Work instructions :: Print exactly the lines running from the one that holds "Clone this diagram in TikZ." through the one that holds "40; green, 40;", please, and leave the pictures out.

The data ::
....
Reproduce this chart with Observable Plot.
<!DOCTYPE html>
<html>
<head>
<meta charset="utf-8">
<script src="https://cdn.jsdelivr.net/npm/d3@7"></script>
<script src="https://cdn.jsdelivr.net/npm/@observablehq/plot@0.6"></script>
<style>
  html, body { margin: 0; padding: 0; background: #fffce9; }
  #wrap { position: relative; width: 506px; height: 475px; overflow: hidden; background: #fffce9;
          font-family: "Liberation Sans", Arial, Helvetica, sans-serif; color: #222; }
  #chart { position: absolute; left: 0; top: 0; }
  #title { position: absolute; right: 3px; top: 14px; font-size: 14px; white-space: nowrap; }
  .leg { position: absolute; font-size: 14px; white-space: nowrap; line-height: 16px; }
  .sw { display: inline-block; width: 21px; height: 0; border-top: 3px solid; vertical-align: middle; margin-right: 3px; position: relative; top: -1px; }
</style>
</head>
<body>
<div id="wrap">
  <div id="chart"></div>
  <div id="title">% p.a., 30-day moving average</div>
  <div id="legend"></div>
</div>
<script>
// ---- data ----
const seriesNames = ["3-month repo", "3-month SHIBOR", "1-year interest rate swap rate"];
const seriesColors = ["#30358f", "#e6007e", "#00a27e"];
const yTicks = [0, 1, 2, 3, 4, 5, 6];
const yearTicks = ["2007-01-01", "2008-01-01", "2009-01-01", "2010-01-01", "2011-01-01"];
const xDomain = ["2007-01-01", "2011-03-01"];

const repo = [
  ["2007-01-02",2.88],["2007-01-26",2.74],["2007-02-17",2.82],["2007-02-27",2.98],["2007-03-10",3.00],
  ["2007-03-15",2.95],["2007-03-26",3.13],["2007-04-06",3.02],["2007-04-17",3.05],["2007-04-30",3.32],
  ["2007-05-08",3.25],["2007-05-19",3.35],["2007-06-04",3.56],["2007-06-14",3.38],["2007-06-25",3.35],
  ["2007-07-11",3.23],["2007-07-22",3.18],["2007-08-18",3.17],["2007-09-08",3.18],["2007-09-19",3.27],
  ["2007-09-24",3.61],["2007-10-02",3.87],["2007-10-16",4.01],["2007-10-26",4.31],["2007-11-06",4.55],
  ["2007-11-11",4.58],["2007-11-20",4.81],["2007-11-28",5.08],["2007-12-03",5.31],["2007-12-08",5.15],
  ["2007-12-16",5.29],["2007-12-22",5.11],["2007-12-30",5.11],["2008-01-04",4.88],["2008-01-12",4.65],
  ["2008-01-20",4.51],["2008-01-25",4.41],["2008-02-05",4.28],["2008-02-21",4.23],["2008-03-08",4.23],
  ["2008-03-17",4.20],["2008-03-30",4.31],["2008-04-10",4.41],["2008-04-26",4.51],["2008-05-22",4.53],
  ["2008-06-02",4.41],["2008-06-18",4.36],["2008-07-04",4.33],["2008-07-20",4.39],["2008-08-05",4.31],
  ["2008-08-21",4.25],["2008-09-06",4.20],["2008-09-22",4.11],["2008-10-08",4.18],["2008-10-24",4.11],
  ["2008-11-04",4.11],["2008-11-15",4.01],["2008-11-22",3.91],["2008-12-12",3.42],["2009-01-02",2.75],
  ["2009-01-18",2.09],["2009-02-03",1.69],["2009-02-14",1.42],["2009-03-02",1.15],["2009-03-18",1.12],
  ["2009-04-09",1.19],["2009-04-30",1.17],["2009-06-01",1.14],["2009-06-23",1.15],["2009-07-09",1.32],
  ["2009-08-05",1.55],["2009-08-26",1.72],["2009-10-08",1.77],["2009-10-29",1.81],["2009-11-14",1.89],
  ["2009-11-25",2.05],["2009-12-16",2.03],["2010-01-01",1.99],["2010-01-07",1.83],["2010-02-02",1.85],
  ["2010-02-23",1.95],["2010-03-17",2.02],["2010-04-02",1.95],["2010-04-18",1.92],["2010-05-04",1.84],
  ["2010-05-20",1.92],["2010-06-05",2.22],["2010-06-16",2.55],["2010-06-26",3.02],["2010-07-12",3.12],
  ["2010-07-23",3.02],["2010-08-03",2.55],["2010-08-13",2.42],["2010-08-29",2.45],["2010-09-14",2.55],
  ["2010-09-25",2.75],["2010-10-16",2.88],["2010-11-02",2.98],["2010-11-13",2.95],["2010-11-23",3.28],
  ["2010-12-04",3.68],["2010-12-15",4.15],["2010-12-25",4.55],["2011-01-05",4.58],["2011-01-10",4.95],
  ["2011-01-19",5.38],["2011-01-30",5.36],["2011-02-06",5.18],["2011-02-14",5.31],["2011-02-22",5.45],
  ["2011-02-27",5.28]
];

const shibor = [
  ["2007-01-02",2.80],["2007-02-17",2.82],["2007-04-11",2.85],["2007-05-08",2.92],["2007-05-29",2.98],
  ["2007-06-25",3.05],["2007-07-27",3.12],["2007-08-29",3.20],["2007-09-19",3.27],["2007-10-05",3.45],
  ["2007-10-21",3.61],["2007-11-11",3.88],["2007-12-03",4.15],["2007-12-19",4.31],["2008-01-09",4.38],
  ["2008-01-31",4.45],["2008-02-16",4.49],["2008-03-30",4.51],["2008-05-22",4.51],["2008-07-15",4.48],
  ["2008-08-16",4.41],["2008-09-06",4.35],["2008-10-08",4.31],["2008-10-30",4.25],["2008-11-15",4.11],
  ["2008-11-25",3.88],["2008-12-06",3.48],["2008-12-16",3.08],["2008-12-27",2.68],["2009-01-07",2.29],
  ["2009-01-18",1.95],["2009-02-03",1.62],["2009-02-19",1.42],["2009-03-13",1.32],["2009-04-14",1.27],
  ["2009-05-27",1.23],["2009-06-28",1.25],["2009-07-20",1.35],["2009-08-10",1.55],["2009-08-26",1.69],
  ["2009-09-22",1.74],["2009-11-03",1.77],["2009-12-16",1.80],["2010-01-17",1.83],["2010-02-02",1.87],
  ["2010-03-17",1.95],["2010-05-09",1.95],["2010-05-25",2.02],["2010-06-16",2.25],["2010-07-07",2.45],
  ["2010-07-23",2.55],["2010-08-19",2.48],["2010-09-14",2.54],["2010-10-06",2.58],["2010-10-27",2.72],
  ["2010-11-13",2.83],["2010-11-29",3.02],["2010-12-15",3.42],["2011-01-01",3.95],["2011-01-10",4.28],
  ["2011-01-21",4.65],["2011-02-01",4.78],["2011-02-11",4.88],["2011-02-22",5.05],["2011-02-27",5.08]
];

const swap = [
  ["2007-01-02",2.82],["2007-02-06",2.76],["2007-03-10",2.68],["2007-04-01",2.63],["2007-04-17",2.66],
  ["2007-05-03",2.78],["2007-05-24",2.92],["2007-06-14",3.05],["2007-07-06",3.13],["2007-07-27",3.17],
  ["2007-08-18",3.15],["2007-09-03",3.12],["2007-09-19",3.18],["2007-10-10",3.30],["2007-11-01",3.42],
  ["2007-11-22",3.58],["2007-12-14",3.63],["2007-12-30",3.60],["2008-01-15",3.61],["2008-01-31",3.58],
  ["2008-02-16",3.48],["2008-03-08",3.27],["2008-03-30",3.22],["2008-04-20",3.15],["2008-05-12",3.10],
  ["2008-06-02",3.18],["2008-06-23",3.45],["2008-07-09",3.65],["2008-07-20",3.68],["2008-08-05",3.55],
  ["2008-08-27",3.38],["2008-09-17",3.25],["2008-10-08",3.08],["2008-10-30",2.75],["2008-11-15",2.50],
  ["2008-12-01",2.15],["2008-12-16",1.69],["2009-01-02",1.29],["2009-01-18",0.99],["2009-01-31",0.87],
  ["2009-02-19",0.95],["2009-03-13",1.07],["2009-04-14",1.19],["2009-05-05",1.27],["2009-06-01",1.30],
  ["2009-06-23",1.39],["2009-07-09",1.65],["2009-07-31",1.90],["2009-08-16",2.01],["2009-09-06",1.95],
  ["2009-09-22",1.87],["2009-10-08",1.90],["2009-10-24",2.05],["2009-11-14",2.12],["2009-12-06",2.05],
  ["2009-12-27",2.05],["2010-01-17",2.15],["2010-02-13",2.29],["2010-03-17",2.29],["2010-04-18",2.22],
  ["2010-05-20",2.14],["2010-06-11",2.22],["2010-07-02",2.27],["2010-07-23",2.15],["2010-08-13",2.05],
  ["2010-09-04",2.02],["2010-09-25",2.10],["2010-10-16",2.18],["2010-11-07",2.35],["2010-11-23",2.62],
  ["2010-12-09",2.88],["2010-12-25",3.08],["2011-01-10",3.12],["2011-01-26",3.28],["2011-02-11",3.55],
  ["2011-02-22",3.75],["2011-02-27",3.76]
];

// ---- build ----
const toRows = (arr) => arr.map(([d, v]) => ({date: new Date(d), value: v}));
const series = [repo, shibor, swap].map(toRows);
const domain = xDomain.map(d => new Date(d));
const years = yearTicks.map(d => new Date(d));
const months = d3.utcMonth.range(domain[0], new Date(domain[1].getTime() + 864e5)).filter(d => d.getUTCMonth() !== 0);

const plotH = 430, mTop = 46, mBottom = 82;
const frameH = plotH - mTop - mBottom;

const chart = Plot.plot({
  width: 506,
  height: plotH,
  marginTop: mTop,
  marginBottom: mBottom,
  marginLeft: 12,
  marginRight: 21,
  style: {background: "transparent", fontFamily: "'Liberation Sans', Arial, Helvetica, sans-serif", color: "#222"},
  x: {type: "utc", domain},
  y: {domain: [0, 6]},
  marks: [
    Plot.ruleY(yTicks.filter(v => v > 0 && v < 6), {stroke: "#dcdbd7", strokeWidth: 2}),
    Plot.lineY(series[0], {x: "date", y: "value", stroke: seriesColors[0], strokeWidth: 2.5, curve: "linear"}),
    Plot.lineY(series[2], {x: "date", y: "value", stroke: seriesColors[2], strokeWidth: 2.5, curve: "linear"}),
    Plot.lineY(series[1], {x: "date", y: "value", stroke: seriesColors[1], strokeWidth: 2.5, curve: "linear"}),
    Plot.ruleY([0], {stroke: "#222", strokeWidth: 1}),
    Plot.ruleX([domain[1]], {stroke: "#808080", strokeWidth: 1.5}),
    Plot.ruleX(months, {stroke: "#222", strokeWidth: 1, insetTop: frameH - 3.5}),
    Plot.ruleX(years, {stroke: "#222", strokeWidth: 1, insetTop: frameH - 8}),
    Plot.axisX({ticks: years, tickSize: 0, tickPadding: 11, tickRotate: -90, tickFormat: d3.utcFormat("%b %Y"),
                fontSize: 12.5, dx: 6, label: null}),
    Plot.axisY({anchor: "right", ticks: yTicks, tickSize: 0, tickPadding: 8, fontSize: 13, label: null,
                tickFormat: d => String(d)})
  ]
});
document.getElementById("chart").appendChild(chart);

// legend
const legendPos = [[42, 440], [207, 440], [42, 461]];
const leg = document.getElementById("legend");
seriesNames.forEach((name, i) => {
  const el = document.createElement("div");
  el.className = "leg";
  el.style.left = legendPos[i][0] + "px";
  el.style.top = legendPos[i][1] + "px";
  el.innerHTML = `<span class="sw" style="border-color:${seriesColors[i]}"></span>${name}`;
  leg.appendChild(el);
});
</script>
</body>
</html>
....
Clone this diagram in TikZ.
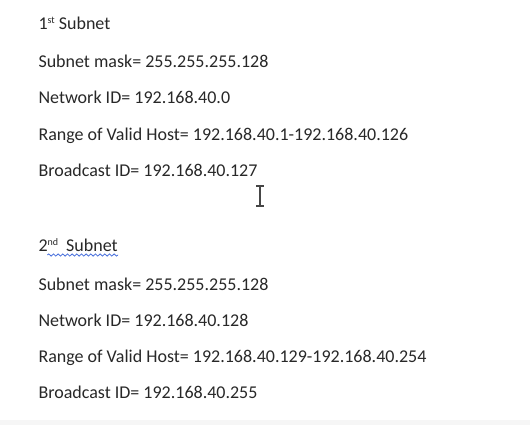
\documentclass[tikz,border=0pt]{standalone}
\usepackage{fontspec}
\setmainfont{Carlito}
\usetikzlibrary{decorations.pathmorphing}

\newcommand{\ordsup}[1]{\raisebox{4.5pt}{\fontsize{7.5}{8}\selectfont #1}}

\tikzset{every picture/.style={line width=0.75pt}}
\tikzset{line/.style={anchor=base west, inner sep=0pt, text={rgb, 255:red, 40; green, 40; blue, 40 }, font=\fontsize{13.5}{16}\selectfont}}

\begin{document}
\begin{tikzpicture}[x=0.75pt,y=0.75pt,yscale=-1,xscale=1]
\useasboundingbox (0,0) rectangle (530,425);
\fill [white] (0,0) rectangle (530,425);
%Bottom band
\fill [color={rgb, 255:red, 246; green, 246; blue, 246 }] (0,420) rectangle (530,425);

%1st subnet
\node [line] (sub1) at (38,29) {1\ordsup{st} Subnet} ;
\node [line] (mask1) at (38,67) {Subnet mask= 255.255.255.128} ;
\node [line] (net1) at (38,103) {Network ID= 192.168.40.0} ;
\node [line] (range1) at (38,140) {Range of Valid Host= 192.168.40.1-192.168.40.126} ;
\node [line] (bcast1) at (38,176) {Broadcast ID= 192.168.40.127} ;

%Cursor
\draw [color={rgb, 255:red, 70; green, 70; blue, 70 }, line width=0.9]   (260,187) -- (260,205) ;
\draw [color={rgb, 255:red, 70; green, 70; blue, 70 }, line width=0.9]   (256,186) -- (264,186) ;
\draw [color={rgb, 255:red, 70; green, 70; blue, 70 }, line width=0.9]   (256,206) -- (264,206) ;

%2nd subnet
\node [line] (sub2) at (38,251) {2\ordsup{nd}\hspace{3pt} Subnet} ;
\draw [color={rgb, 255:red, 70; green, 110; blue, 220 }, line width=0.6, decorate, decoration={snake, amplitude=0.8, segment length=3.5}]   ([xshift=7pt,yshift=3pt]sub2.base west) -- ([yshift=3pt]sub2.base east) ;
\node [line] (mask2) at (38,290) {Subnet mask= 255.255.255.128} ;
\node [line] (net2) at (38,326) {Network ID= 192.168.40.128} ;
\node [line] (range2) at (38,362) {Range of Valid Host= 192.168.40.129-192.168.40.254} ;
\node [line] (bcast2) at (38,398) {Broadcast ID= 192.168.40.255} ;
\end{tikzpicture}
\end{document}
....
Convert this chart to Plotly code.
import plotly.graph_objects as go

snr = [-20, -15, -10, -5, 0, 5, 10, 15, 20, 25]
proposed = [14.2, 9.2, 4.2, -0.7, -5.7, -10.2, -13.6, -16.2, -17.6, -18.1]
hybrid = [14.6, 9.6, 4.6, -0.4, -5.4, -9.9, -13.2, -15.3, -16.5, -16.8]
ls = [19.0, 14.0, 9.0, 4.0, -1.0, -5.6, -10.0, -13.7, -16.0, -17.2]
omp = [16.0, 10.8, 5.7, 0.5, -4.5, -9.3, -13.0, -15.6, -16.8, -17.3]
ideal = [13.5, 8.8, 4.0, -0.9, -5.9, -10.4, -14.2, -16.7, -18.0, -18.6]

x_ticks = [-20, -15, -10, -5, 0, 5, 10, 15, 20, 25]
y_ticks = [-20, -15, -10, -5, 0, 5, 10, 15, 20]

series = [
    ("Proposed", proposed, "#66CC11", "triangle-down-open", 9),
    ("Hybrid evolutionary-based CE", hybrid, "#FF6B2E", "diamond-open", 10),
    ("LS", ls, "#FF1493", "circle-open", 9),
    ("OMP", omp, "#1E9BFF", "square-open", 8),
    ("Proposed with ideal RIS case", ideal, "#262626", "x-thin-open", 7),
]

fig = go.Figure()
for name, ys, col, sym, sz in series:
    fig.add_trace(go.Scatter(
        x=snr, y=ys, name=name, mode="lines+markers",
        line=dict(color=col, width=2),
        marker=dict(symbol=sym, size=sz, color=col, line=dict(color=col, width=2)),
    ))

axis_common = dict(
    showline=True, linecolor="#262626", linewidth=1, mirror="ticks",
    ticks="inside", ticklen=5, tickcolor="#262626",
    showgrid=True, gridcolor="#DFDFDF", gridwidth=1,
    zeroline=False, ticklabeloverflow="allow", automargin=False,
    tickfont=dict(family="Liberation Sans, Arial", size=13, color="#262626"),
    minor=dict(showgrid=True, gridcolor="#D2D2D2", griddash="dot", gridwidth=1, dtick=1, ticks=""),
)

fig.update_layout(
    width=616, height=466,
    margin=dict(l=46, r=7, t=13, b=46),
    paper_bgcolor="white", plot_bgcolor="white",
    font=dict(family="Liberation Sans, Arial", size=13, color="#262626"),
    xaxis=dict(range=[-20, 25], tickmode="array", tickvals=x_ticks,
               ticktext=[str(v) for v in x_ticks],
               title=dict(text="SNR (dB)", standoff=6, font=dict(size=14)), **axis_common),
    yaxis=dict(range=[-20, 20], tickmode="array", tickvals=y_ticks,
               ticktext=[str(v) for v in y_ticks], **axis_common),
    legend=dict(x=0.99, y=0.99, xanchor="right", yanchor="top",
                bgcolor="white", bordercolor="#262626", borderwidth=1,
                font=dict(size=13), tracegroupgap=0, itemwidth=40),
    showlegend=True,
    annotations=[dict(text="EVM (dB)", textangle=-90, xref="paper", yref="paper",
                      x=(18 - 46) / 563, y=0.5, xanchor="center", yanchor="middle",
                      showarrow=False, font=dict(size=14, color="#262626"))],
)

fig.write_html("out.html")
....
Correct response ::
Clone this diagram in TikZ.
\documentclass[tikz,border=0pt]{standalone}
\usepackage{fontspec}
\setmainfont{Carlito}
\usetikzlibrary{decorations.pathmorphing}

\newcommand{\ordsup}[1]{\raisebox{4.5pt}{\fontsize{7.5}{8}\selectfont #1}}

\tikzset{every picture/.style={line width=0.75pt}}
\tikzset{line/.style={anchor=base west, inner sep=0pt, text={rgb, 255:red, 40; green, 40; blue, 40 }, font=\fontsize{13.5}{16}\selectfont}}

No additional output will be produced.